The Tulsi plant is the most spiritual plant in the world, hence its leaf is the best medium for conveying prayers, especially when it is smeared with sandal-wood paste, the perfume of which is much like the aroma of the Lord's Body.
But this morning worship is not all that the householder Vaishnav performs to attain to the love of Krishna. He eats or drinks nothing without first offering it through some mystic formula to Krishna, and his food is pure vegetables, his drink is pure water. In the evening, he joins other Vaishnavs to talk of Krishna, hear of the sacred earthly acts of Krishna, sing of Krishna, and, when the spirit of song moves him, he dances with others in ecstasy. Besides these practices he repeats many thousand times the name of Krishna over his Tulsi rosary. In fact, he never misses any means or opportunity to keep alive an unbroken Krishna-consciousness, the result of which is that he enjoys the joy of Goloka here on earth in this earthly body. He is rewarded with the foretaste of what he seeks to enjoy after he lays down his physical body.
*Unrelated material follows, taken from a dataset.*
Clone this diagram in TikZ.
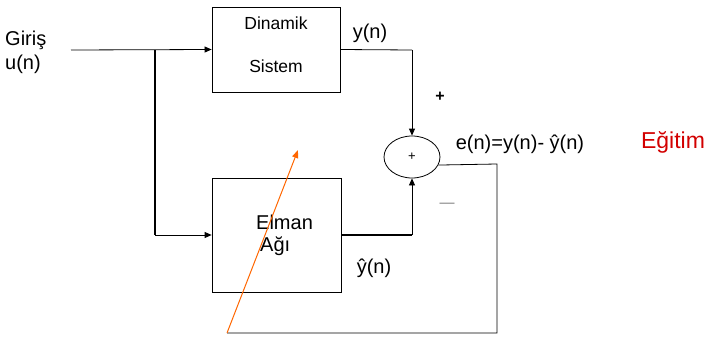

This is enjoyed by the hermit Vaishnav, who generally lives in Brindāban, in a higher degree. He is unhampered by all the disturbances and difficulties of the householder, and so he devotes every moment he breathes to the service of his Krishna. He has renounced the world and with it all its thoughts. From the earliest morning up to very late at night he prays, chants, talks, hears, reads, sings and dances by turns. He eats but once and that very little, a few wee bits of unleavened bread begged from pious homes. His only world's goods are the scanty clothes on his body, his earthen water bowl and his volume of scriptures. He has made peace with the whole world by his humility. He has nothing but blessings for all, sincere blessings even in return for curses, and prostrates at full length prone to the ground before everyone. He follows the saying of the Lord Chaitanya that a Vaishnav should be lowlier than a blade of grass; more forbearing and charitable than a tree, which spreads its shade and offers its fruits even to one who cuts down its branches; should never seek respect for himself but pay respect even to those who are respected by none; that a Vaishnav should at all times sing of Krishna. Thousands upon thousands of such Vaishnavs, both male and female, can be found to-day in the Holy Land of Brindāban and the Holy City of Nuddea, the birthplace of Chaitanya, whose Christ-spirit and ecstatic life are unparalleled in the religious history of any other country, ancient or modern. They represent demonstrated living proofs of the power of the Lord's Name upon the human mind.